What are the different ‘colors’ of hydrogen and why do they matter?

Hydrogen colors denote production methods: gray (from fossil fuels without CO2 capture), blue (fossil fuels with carbon capture), green (from renewable-powered electrolysis), pink/purple (from nuclear power). These colors affect economic viability, environmental impact, geopolitical leverage, and investment decisions based on resource availability and policy support.

Why can’t some industries just switch to direct electrification instead of using hydrogen?

Sectors like steelmaking, cement, chemicals, refining, and high-temperature industrial heat require processes that are hard to electrify without major overhauls. Hydrogen provides a way to decarbonize these stubborn sectors by supplying high-grade heat or acting as a chemical feedstock where electrons alone aren’t sufficient.

How does hydrogen contribute to long duration energy storage for renewable grids?

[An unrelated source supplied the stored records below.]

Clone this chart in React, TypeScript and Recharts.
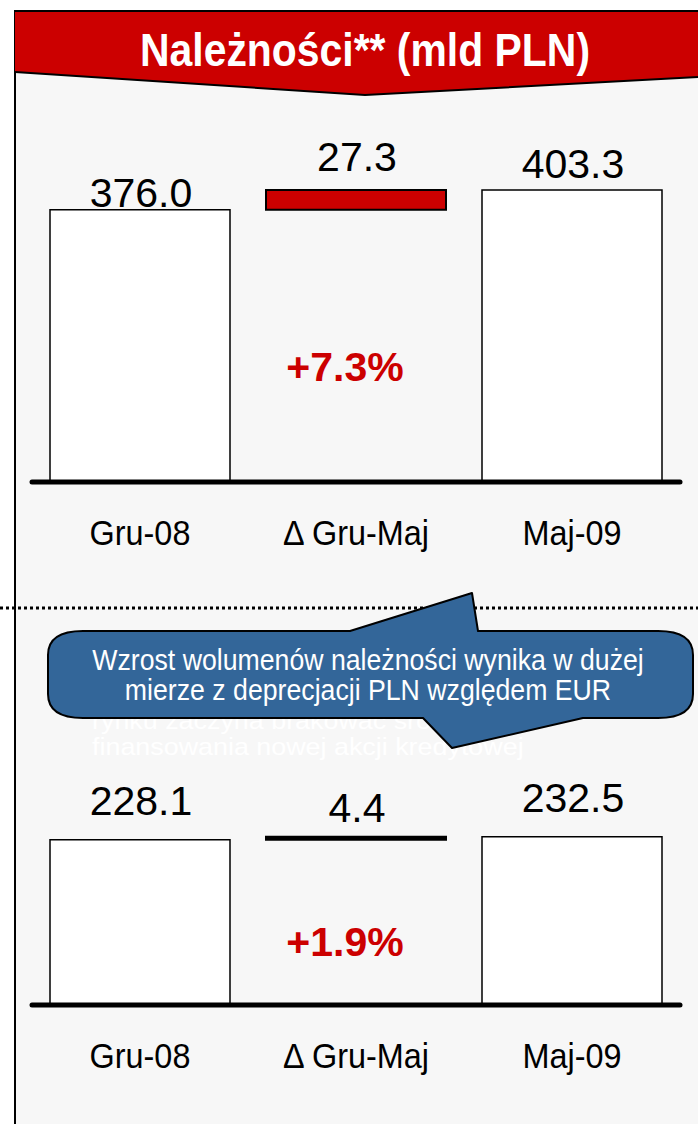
import { BarChart, Bar, XAxis, YAxis, Cell, LabelList } from 'recharts';

const categories = ['Gru-08', '\u0394 Gru-Maj', 'Maj-09'];
const topValues = [376.0, 27.3, 403.3];
const bottomValues = [228.1, 4.4, 232.5];

const title = 'Należności** (mld PLN)';
const calloutLines = ['Wzrost wolumenów należności wynika w dużej', 'mierze z deprecjacji PLN względem EUR'];
const hiddenLines = ['rynku zaczyna brakować środków', 'finansowania nowej akcji kredytowej'];

const RED = '#cc0000';
const BLUE = '#336699';
const NARROW = "'Liberation Sans Narrow', 'Arial Narrow', 'Liberation Sans', Arial, sans-serif";
const SANS = "'Liberation Sans', Arial, sans-serif";

function buildRows(values: number[]) {
  return categories.map((name, i) => ({
    name,
    base: i === 1 ? values[0] : 0,
    value: values[i],
  }));
}

// narrow look: taller glyphs squeezed horizontally
const Tick = ({ x, y, payload }: any) => (
  <text
    transform={`translate(${x},${y + 55}) scale(0.9,1)`}
    textAnchor="middle"
    fontSize={36}
    fontFamily={NARROW}
    fill="#000"
  >
    {payload.value}
  </text>
);

interface PanelProps {
  values: number[];
  top: number;
  gaps: number[];
  deltaFill: string;
}

function Panel({ values, top, gaps, deltaFill }: PanelProps) {
  const rows = buildRows(values);
  return (
    <div style={{ position: 'absolute', left: 0, top, width: 698, height: 460 }}>
      <BarChart width={698} height={460} data={rows} margin={{ top: 10, right: 18, bottom: 8, left: 32 }}>
        <YAxis hide domain={[0, 500]} />
        <XAxis
          dataKey="name"
          height={80}
          tickLine={false}
          axisLine={{ stroke: '#000', strokeWidth: 5, strokeLinecap: 'round' }}
          tick={<Tick />}
          interval={0}
        />
        <Bar dataKey="base" stackId="w" barSize={180} fill="transparent" isAnimationActive={false} />
        <Bar dataKey="value" stackId="w" barSize={180} isAnimationActive={false}>
          {rows.map((r, i) => (
            <Cell
              key={r.name}
              fill={i === 1 ? deltaFill : '#ffffff'}
              stroke="#000"
              strokeWidth={i === 1 ? 2 : 1.5}
            />
          ))}
          <LabelList
            dataKey="value"
            content={(p: any) => {
              const i = p.index ?? 0;
              return (
                <text
                  x={p.x + p.width / 2 + 1}
                  y={p.y - gaps[i]}
                  textAnchor="middle"
                  fontSize={41}
                  fontFamily={SANS}
                  fill="#000"
                >
                  {Number(p.value).toFixed(1)}
                </text>
              );
            }}
          />
        </Bar>
      </BarChart>
    </div>
  );
}

const pct = (v: number[]) => `+${((v[1] / v[0]) * 100).toFixed(1)}%`;

export default function App() {
  return (
    <div style={{ position: 'absolute', left: 0, top: 0, width: 698, height: 1124, background: '#fff', overflow: 'hidden' }}>
      <svg width={698} height={1124} style={{ position: 'absolute', left: 0, top: 0 }}>
        <rect x={15} y={11} width={700} height={1120} fill="#f7f7f7" stroke="#000" strokeWidth={2} />
        <polygon points="15,11 700,11 700,77 365,95 15,72" fill={RED} />
        <polyline points="15,72 365,95 700,77" fill="none" stroke="#000" strokeWidth={2} />
        <line x1={15} y1={11} x2={700} y2={11} stroke="#000" strokeWidth={2} />
        <text
          x={365}
          y={66}
          textAnchor="middle"
          fontSize={47}
          fontWeight="bold"
          fontFamily={NARROW}
          fill="#fff"
          textLength={450}
          lengthAdjust="spacingAndGlyphs"
        >
          {title}
        </text>
        <line x1={0} y1={608} x2={698} y2={608} stroke="#000" strokeWidth={3} strokeDasharray="3 3" />
      </svg>

      <Panel values={topValues} top={110} gaps={[3, 19, 12]} deltaFill={RED} />
      <Panel values={bottomValues} top={633} gaps={[25, 15, 25]} deltaFill="#000" />

      <svg width={698} height={1124} style={{ position: 'absolute', left: 0, top: 0 }}>
        <text x={345} y={381} textAnchor="middle" fontSize={41} fontWeight="bold" fontFamily={SANS} fill={RED}>
          {pct(topValues)}
        </text>
        <text x={345} y={956} textAnchor="middle" fontSize={41} fontWeight="bold" fontFamily={SANS} fill={RED}>
          {pct(bottomValues)}
        </text>
        {hiddenLines.map((t, i) => (
          <text
            key={t}
            transform={`translate(92,${729 + i * 26}) scale(1.12,1)`}
            fontSize={24}
            fontFamily={NARROW}
            fill="#fff"
          >
            {t}
          </text>
        ))}
        <path
          d="M 350 631 L 472 593 L 478 631 L 658 631 Q 693 631 693 655 L 693 694 Q 693 718 658 718 L 583 718 L 452 748 L 423 718 L 83 718 Q 48 718 48 694 L 48 655 Q 48 631 83 631 Z"
          fill={BLUE}
          stroke="#000"
          strokeWidth={2}
          strokeLinejoin="round"
        />
        {calloutLines.map((t, i) => (
          <text
            key={t}
            transform={`translate(368,${670 + i * 30}) scale(0.92,1)`}
            textAnchor="middle"
            fontSize={29}
            fontFamily={NARROW}
            fill="#fff"
          >
            {t}
          </text>
        ))}
      </svg>
    </div>
  );
}
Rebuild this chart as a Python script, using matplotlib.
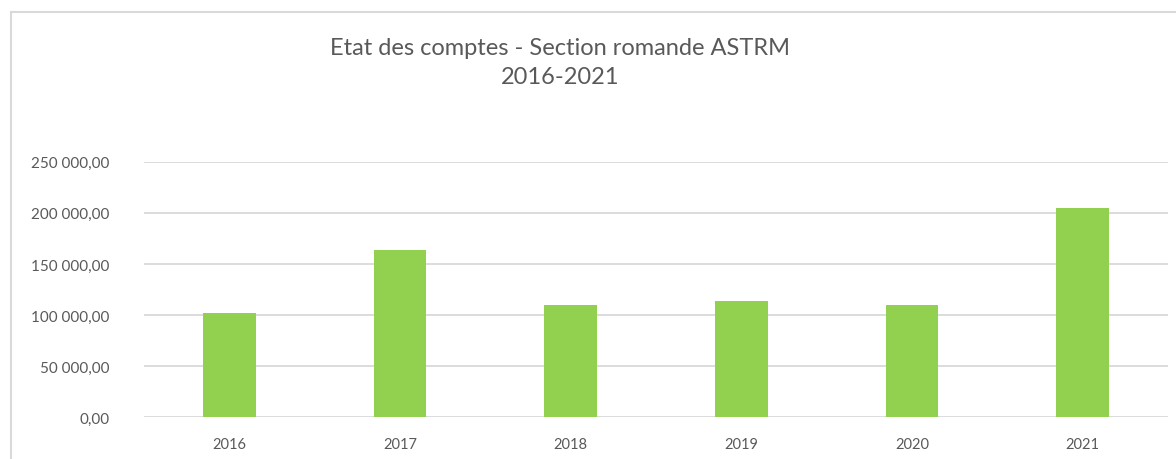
import matplotlib.pyplot as plt
from matplotlib.ticker import FuncFormatter
from matplotlib.lines import Line2D

# data
years = ['2016', '2017', '2018', '2019', '2020', '2021']
balance = [101700, 163900, 110100, 114000, 110000, 205000]

green = '#92D050'
grid_col = '#D9D9D9'
txt_col = '#595959'
plt.rcParams['font.family'] = ['Lato', 'DejaVu Sans']


def chf(v, pos):
    s = '{:,.2f}'.format(v)
    return s.replace(',', ' ').replace('.', ',')


fig = plt.figure(figsize=(11.76, 4.6), dpi=100)
ax = fig.add_axes([144/1176, 1 - 418.3/460, 1024/1176, 255.6/460])

ax.bar(years, balance, width=0.31, color=green, zorder=3)

ax.set_ylim(0, 250000)
ax.set_xlim(-0.5, len(years) - 0.5)
ax.set_yticks(range(0, 250001, 50000))
ax.yaxis.set_major_formatter(FuncFormatter(chf))
ax.grid(axis='y', color=grid_col, linewidth=1.3, zorder=0)
for s in ax.spines.values():
    s.set_visible(False)
ax.tick_params(axis='y', length=0, pad=25, labelsize=11, labelcolor=txt_col)
ax.tick_params(axis='x', length=0, pad=14, labelsize=10.5, labelcolor=txt_col)

fig.text(560/1176, 1 - 63/460, 'Etat des comptes - Section romande ASTRM\n2016-2021',
         ha='center', va='center', fontsize=17, color=txt_col, linespacing=1.45)

# chart frame (only top and left visible in the crop)
fig.add_artist(Line2D([11/1176, 11/1176], [0, 1 - 13/460], transform=fig.transFigure,
                      color=grid_col, linewidth=1.5))
fig.add_artist(Line2D([11/1176, 1], [1 - 13/460, 1 - 13/460], transform=fig.transFigure,
                      color=grid_col, linewidth=1.5))

fig.savefig('out.png', dpi=100)
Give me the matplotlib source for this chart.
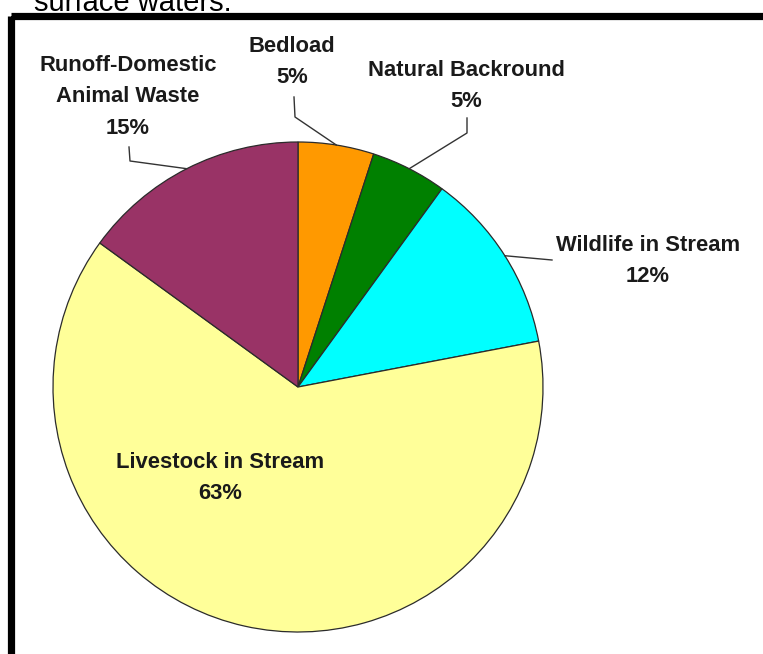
import matplotlib
matplotlib.use('Agg')
import matplotlib.pyplot as plt
import numpy as np
from matplotlib.patches import Rectangle

# slice data, clockwise from 12 o'clock
names = ['Bedload', 'Natural Backround', 'Wildlife in Stream',
         'Livestock in Stream', 'Runoff-Domestic\nAnimal Waste']
shares = [5, 5, 12, 63, 15]
colors = ['#FF9900', '#008000', '#00FFFF', '#FFFF99', '#993366']

# label layout in pixel coords (y down): text centre, leader bend, leader end
text_pos = [(292, 62), (466, 86), (648, 261), (220, 478), (128, 97)]
bend_pos = [(295, 117), (467, 133), (552, 260), None, (130, 161)]
end_pos = [(294, 97), (467, 118), (552, 260), None, (129, 147)]

plt.rcParams['font.family'] = ['Liberation Sans', 'DejaVu Sans']

W, H = 763, 654
fig = plt.figure(figsize=(W / 100, H / 100), dpi=100)
ax = fig.add_axes([0, 0, 1, 1])

center = (298, 387)
radius = 245
# y axis is inverted below, so counterclockwise in data = clockwise on screen
wedges, _ = ax.pie(shares, colors=colors, startangle=-90, counterclock=True,
                   center=center, radius=radius,
                   wedgeprops=dict(edgecolor='#2b2b2b', linewidth=0.9))

ax.set_xlim(0, W)
ax.set_ylim(H, 0)
ax.set_aspect('equal')
ax.axis('off')

for w, name, share, tp, bp, ep in zip(wedges, names, shares, text_pos, bend_pos, end_pos):
    ax.text(tp[0], tp[1], f'{name}\n{share}%', ha='center', va='center',
            multialignment='center', fontsize=15.8, fontweight='bold',
            color='#1a1a1a', linespacing=1.65)
    if bp is None:
        continue
    mid = np.deg2rad((w.theta1 + w.theta2) / 2)
    edge = (center[0] + radius * np.cos(mid), center[1] + radius * np.sin(mid))
    ax.plot([edge[0], bp[0], ep[0]], [edge[1], bp[1], ep[1]],
            color='#333333', linewidth=1.0)

# thick frame, cropped on the right and bottom
ax.add_patch(Rectangle((10.5, 15.5), 800, 700, fill=False,
                       edgecolor='black', linewidth=5.2, clip_on=False))

ax.text(34, 11, 'surface waters.', fontsize=21, ha='left', va='baseline',
        color='black')

fig.savefig('out.png', dpi=100)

Hydrogen can store excess renewable electricity by converting it into chemical energy via electrolysis. Unlike batteries limited to hours of storage, hydrogen can be stored for weeks or seasons, addressing the intermittency of wind and solar power and supporting grid stability over long time horizons.

Why do large capital investors view hydrogen as an attractive opportunity?

Big investors focus on controlling infrastructure (pipelines, terminals), securing long-term industrial customer contracts (steel mills, refineries), and aligning with policy frameworks (subsidies, mandates). Hydrogen’s infrastructure-heavy nature and policy dependence create barriers to entry that allow investors to establish defensible market positions and leverage strategic influence.